Lately I have been having it pounded into me that I am not a very good tradesman. I wish I did not have to be reminded of this so often, but it is unavoidable when my job title calls for me to actually be a tradesman. All things considered, I should be grateful this does not happen more often.

Only I am not. Sometimes I think it would be better if it was widely known how much I suck so that I wouldn’t have to feel like I was living some kind of lie. But really I know I would hate it if everyone found out before I got a different job title that didn’t say that I was a tradesman. Nobody wants to be known as the guy who cannot do his job.

I have complained about this often enough that you’re all probably sick of it.
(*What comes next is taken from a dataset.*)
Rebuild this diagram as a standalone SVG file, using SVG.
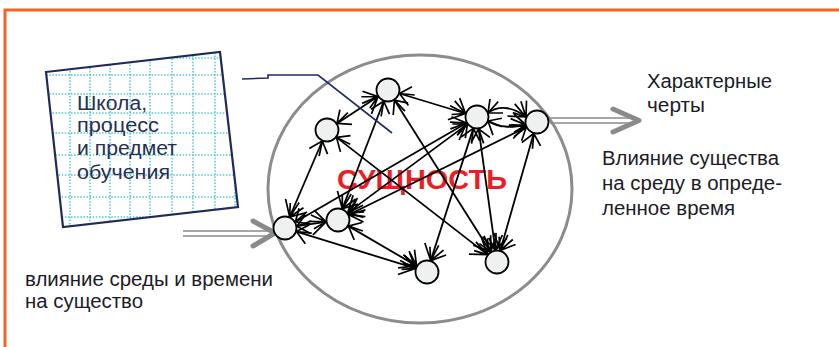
<svg xmlns="http://www.w3.org/2000/svg" width="839" height="347" viewBox="0 0 839 347">
<style>
.t{font-family:"Liberation Sans",Arial,sans-serif;font-size:20px;fill:#1c1c28}
.bt{font-family:"Liberation Sans",Arial,sans-serif;font-size:20px;fill:#263050}
.e{stroke:#000;stroke-width:1.8;fill:none;marker-end:url(#burst);marker-start:url(#burst0)}
.nd{fill:#eff0f0;stroke:#000;stroke-width:1.8}
.grid{stroke:#52c6d0;stroke-width:1.5;stroke-dasharray:1.5 1.6}
.garrow{stroke:#8a8a8a;fill:none}
</style>
<defs>
<marker id="burst" viewBox="-20 -14 22 28" refX="0" refY="0" markerWidth="22" markerHeight="28" markerUnits="userSpaceOnUse" orient="auto">
<path d="M0,0 L-14,-9 M0,0 L-17,-3 M0,0 L-13,5 M0,0 L-15,11 M0,0 L-10,-13" stroke="#000" stroke-width="1.7" fill="none"/>
</marker>
<marker id="burst0" viewBox="-20 -14 22 28" refX="0" refY="0" markerWidth="22" markerHeight="28" markerUnits="userSpaceOnUse" orient="auto-start-reverse">
<path d="M0,0 L-12,-9 M0,0 L-15,3 M0,0 L-10,10" stroke="#000" stroke-width="1.7" fill="none"/>
</marker>
<clipPath id="boxclip"><polygon points="46,72 220,52 238,207 63,227"/></clipPath>
</defs>
<rect x="5" y="10" width="900" height="400" fill="none" stroke="#f26522" stroke-width="3"/>

<g id="box">
<polygon points="46,72 220,52 238,207 63,227" fill="#fff"/>
<g clip-path="url(#boxclip)" class="grid">
<line x1="70" y1="40" x2="70" y2="240"/><line x1="90" y1="40" x2="90" y2="240"/><line x1="110" y1="40" x2="110" y2="240"/><line x1="130" y1="40" x2="130" y2="240"/><line x1="150" y1="40" x2="150" y2="240"/><line x1="172" y1="40" x2="172" y2="240"/><line x1="193" y1="40" x2="193" y2="240"/><line x1="215" y1="40" x2="215" y2="240"/><line x1="235" y1="40" x2="235" y2="240"/>
<line x1="40" y1="75" x2="245" y2="75"/><line x1="40" y1="94" x2="245" y2="94"/><line x1="40" y1="113" x2="245" y2="113"/><line x1="40" y1="133" x2="245" y2="133"/><line x1="40" y1="155" x2="245" y2="155"/><line x1="40" y1="175" x2="245" y2="175"/><line x1="40" y1="197" x2="245" y2="197"/><line x1="40" y1="217" x2="245" y2="217"/><line x1="40" y1="58" x2="245" y2="58"/>
</g>
<polygon points="46,72 220,52 238,207 63,227" fill="none" stroke="#1f2a5a" stroke-width="2.2"/>
<text class="bt" x="77" y="110" textLength="70" lengthAdjust="spacingAndGlyphs">Школа,</text>
<text class="bt" x="77" y="132" textLength="82" lengthAdjust="spacingAndGlyphs">процесс</text>
<text class="bt" x="77" y="155" textLength="100" lengthAdjust="spacingAndGlyphs">и предмет</text>
<text class="bt" x="77" y="179" textLength="93" lengthAdjust="spacingAndGlyphs">обучения</text>
</g>

<g id="essence">
<ellipse cx="420" cy="189" rx="152" ry="134" fill="none" stroke="#8c8c8c" stroke-width="3"/>
<text x="337" y="189" textLength="170" lengthAdjust="spacingAndGlyphs" style="font-family:'Liberation Sans',Arial,sans-serif;font-size:27px;font-weight:bold;fill:#ee1c25">СУЩНОСТЬ</text>
</g>

<g id="connectors">
<line class="e" x1="337" y1="123.4" x2="378" y2="96.6"/>
<line class="e" x1="322.3" y1="141" x2="289.7" y2="217"/>
<line class="e" x1="336.5" y1="137.4" x2="487.5" y2="254.6"/>
<line class="e" x1="399.5" y1="93.5" x2="465.5" y2="113.5"/>
<line class="e" x1="383.7" y1="101.2" x2="342.3" y2="208.8"/>
<line class="e" x1="394.4" y1="100.1" x2="490.6" y2="251.9"/>
<line class="e" x1="467.4" y1="124.1" x2="347.6" y2="212.9"/>
<line class="e" x1="473.3" y1="128.4" x2="430.7" y2="260.6"/>
<line class="e" x1="478.6" y1="128.9" x2="495.4" y2="250.1"/>
<line class="e" x1="533.7" y1="133.5" x2="500.3" y2="250.5"/>
<line class="e" x1="526.2" y1="127.3" x2="348.8" y2="214.7"/>
<line class="e" x1="296.9" y1="226.2" x2="326.1" y2="221.8"/>
<line class="e" x1="296.5" y1="231.6" x2="415.5" y2="268.4"/>
<line class="e" x1="348.4" y1="226.1" x2="416.6" y2="265.9"/>
<line class="e" x1="295.4" y1="222" x2="466.6" y2="123"/>
<path class="e" d="M488,113 C500,104 515,108 526,117"/>
<path class="e" d="M488,121 C500,129 515,127 526,125"/>
<path d="M242,79 L268,78 L268,75 L318,75 L392,133" fill="none" stroke="#1f2a6a" stroke-width="1.6"/>
<g class="garrow">
<line x1="183" y1="231" x2="268" y2="231" stroke-width="1.5"/>
<line x1="183" y1="236" x2="268" y2="236" stroke-width="1.5"/>
<polyline points="253,221 275,233 253,246" stroke-width="5" stroke-linecap="round" stroke-linejoin="round"/>
<line x1="550" y1="118" x2="636" y2="118" stroke-width="1.5"/>
<line x1="550" y1="123" x2="636" y2="123" stroke-width="1.5"/>
<polyline points="613,109 639,120.5 613,132" stroke-width="5" stroke-linecap="round" stroke-linejoin="round"/>
</g>
</g>

<g id="n1"><circle class="nd" cx="388" cy="90" r="11.5"/></g>
<g id="n2"><circle class="nd" cx="327" cy="130" r="11.5"/></g>
<g id="n3"><circle class="nd" cx="477" cy="117" r="11.5"/></g>
<g id="n4"><circle class="nd" cx="537" cy="122" r="11.5"/></g>
<g id="n5"><circle class="nd" cx="285" cy="228" r="11.5"/></g>
<g id="n6"><circle class="nd" cx="338" cy="220" r="11.5"/></g>
<g id="n7"><circle class="nd" cx="427" cy="272" r="11.5"/></g>
<g id="n8"><circle class="nd" cx="497" cy="262" r="11.5"/></g>

<g id="labels">
<text class="t" x="647" y="88" textLength="125" lengthAdjust="spacingAndGlyphs">Характерные</text>
<text class="t" x="647" y="112" textLength="58" lengthAdjust="spacingAndGlyphs">черты</text>
<text class="t" x="602" y="165" textLength="177" lengthAdjust="spacingAndGlyphs">Влияние существа</text>
<text class="t" x="602" y="190" textLength="180" lengthAdjust="spacingAndGlyphs">на среду в опреде-</text>
<text class="t" x="602" y="215" textLength="133" lengthAdjust="spacingAndGlyphs">ленное время</text>
<text class="t" x="25" y="286" textLength="248" lengthAdjust="spacingAndGlyphs">влияние среды и времени</text>
<text class="t" x="25" y="308" textLength="118" lengthAdjust="spacingAndGlyphs">на существо</text>
</g>
</svg>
But right now it is feeding into the winter doldrums and other things that are making me unhappy to raise the “I got to get out of this title” feeling to a fevered pitch.

And this is bad, because plausible opportunities for getting out of Dodge have been coming thick and fast. Or at least it seems that way.

Actually, there have only been two opportunities. One was a no-job-security job supervising a bad crew in a place that I don’t ever want to be regardless of the circumstances. Another is the equivalent of going back to kindergarten just so I will feel competent.

And I guess that is what’s scaring me. I want out so bad right about now that really bad ideas almost seem like good ones. I am afraid that if given a bad choice that is not so obviously bad, I would take it even though I know better.

‘The grass is greener someplace else’ is one of those stupid lies that we tell ourselves all the time. For all my griping, I don’t have it bad at all. I need to keep that in mind and ride through this. I don’t want to make any decisions with my emotions.

But it does not help that I feel like that shortly all doors are going to slam shut and I will be trapped in this situation.